Another round of contract highs for wheat overnight.

Grain futures pushed higher overnight, as the Thanksgiving seasonal uptrend continues that typically peaks either today or Friday. French milling wheat and US winter wheat contracts made new contract highs overnight before stalling is the wet five-day Eastern Australia forecast verifies with drier weather due next week. This dry weather will help quantify how much wheat has been reduced to feed quality when harvest progresses into the opening of December.

Soybeans and corn moved higher on the stability of crude oil bottoming earlier this week, with bean oil recovering above 60.00 and corn challenging its downtrend line off the summer highs on the March contract.
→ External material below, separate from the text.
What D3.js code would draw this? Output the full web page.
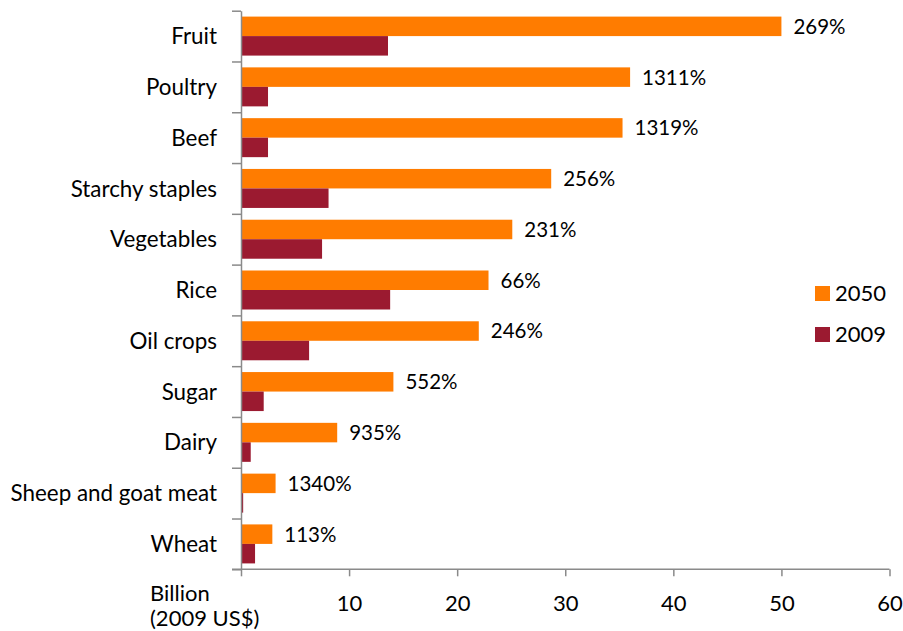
<!DOCTYPE html>
<html>
<head>
<meta charset="utf-8">
<script src="https://cdn.jsdelivr.net/npm/d3@7"></script>
<style>
  html, body { margin: 0; padding: 0; background: #fff; }
  svg { display: block; font-family: Lato, "Open Sans", sans-serif; }
</style>
</head>
<body>
<svg id="chart" width="903" height="631"></svg>
<script>
// Food categories, top to bottom
const categories = ["Fruit", "Poultry", "Beef", "Starchy staples", "Vegetables", "Rice",
  "Oil crops", "Sugar", "Dairy", "Sheep and goat meat", "Wheat"];
// Value in billion 2009 US$
const values2050 = [50.0, 36.0, 35.3, 28.7, 25.1, 22.9, 22.0, 14.1, 8.9, 3.2, 2.9];
const values2009 = [13.6, 2.5, 2.5, 8.1, 7.5, 13.8, 6.3, 2.1, 0.9, 0.2, 1.3];
// Growth from 2009 to 2050
const growthLabels = ["269%", "1311%", "1319%", "256%", "231%", "66%", "246%", "552%", "935%", "1340%", "113%"];
const seriesNames = ["2050", "2009"];
const seriesColors = ["#FF7C00", "#9B1A30"];
const xTicks = [0, 10, 20, 30, 40, 50, 60];
const xTitle = ["Billion", "(2009 US$)"];

const svg = d3.select("#chart");
const axisColor = "#8a8a8a";

const x = d3.scaleLinear().domain([0, 60]).range([241, 889.5]);
const y = d3.scaleBand().domain(categories).range([10.7, 569.3])
  .paddingInner(0.232).paddingOuter(0.116);
const ySub = d3.scaleBand().domain(seriesNames).range([0, y.bandwidth()]);
const color = d3.scaleOrdinal().domain(seriesNames).range(seriesColors);

const rows = categories.map((c, i) => ({
  category: c,
  growth: growthLabels[i],
  values: [{ s: "2050", v: values2050[i] }, { s: "2009", v: values2009[i] }]
}));

// Bars
const groups = svg.append("g").selectAll("g").data(rows).join("g")
  .attr("transform", d => `translate(0,${y(d.category)})`);
groups.selectAll("rect").data(d => d.values).join("rect")
  .attr("x", x(0))
  .attr("y", d => ySub(d.s))
  .attr("width", d => x(d.v) - x(0))
  .attr("height", ySub.bandwidth())
  .attr("fill", d => color(d.s));

// Growth labels next to the 2050 bars
groups.append("text")
  .attr("x", (d, i) => x(values2050[i]) + 12)
  .attr("y", ySub("2050") + ySub.bandwidth() / 2)
  .attr("dy", "0.36em")
  .attr("font-size", 20.5)
  .attr("fill", "#000")
  .text(d => d.growth);

// Category axis: ticks sit between categories
const yIdx = d3.scaleLinear().domain([0, categories.length]).range([10.7, 569.3]);
const yAxis = svg.append("g").attr("transform", `translate(${x(0)},0)`)
  .call(d3.axisLeft(yIdx).tickValues(d3.range(categories.length + 1)).tickSize(9).tickSizeOuter(0).tickFormat(""));
yAxis.selectAll("path, line").attr("stroke", axisColor).attr("stroke-width", 1.5);

svg.append("g").selectAll("text").data(categories).join("text")
  .attr("x", 217)
  .attr("y", d => y(d) + y.bandwidth() / 2)
  .attr("dy", "0.36em")
  .attr("text-anchor", "end")
  .attr("font-size", 22.4)
  .attr("fill", "#000")
  .text(d => d);

// Value axis
const xAxis = svg.append("g").attr("transform", `translate(0,569.3)`)
  .call(d3.axisBottom(x).tickValues(xTicks).tickSize(7).tickSizeOuter(0)
    .tickFormat(d => d === 0 ? "" : d));
xAxis.select(".domain").remove();
xAxis.selectAll("line").attr("stroke", axisColor).attr("stroke-width", 1.5);
xAxis.selectAll("text").attr("font-size", 22).attr("fill", "#000")
  .attr("font-family", "Lato, sans-serif").attr("y", 26);
svg.append("line")
  .attr("x1", 232).attr("x2", x(60))
  .attr("y1", 569.3).attr("y2", 569.3)
  .attr("stroke", axisColor).attr("stroke-width", 1.5);

svg.append("g").selectAll("text").data(xTitle).join("text")
  .attr("x", 150)
  .attr("y", (d, i) => 601 + i * 24.5)
  .attr("font-size", 22)
  .attr("fill", "#000")
  .text(d => d);

// Legend
const legend = svg.append("g").selectAll("g").data(seriesNames).join("g")
  .attr("transform", (d, i) => `translate(815,${286 + i * 41})`);
legend.append("rect").attr("width", 15).attr("height", 15).attr("fill", d => color(d));
legend.append("text").attr("x", 20).attr("y", 7.5).attr("dy", "0.36em")
  .attr("font-size", 22).attr("fill", "#000").text(d => d);
</script>
</body>
</html>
Favorable South American weather into next week could create a correction in soybeans which remain stalled below the $13.00 value on the March soybean contract, which was a high a week ago. Chinese Dalian corn futures declined another $0.10 overnight to $10.51 while averaging near 10.75 last week.

USDA’s ERS cut their forecast for 2022 US exports
 $175.5 Bil siding weakening soybean demand from China. This is a hint that future soybean export reports for 2021/2022 could decline another 100+ Mil Bu from the current export forecast of 2,050 Mil Bu.

Weather models agree that near to above normal rains will continue to drop across N and C Brazil while the 10-day totals accumulate to 2.50-5.00″. At the same time, southern Brazil and Argentina will see near to slightly below normal rainfall. There is no indication of any extreme heat into December 10.

Cattle futures closed higher Tuesday with a firm outlook 
offered again today. Cattle rose to a 3-month high, with January feeder cattle boosting through resistance at 162.00, posting a close at 164.52. Cash cattle trade did get underway on Tuesday, with live cattle trading at $136 with dressed trade in Nebraska and the Western corn belt at $214, which is 4-$5 higher than last week. Boxed beef values were lower on Tuesday, with the choice down $0.61 and select losing $1.06.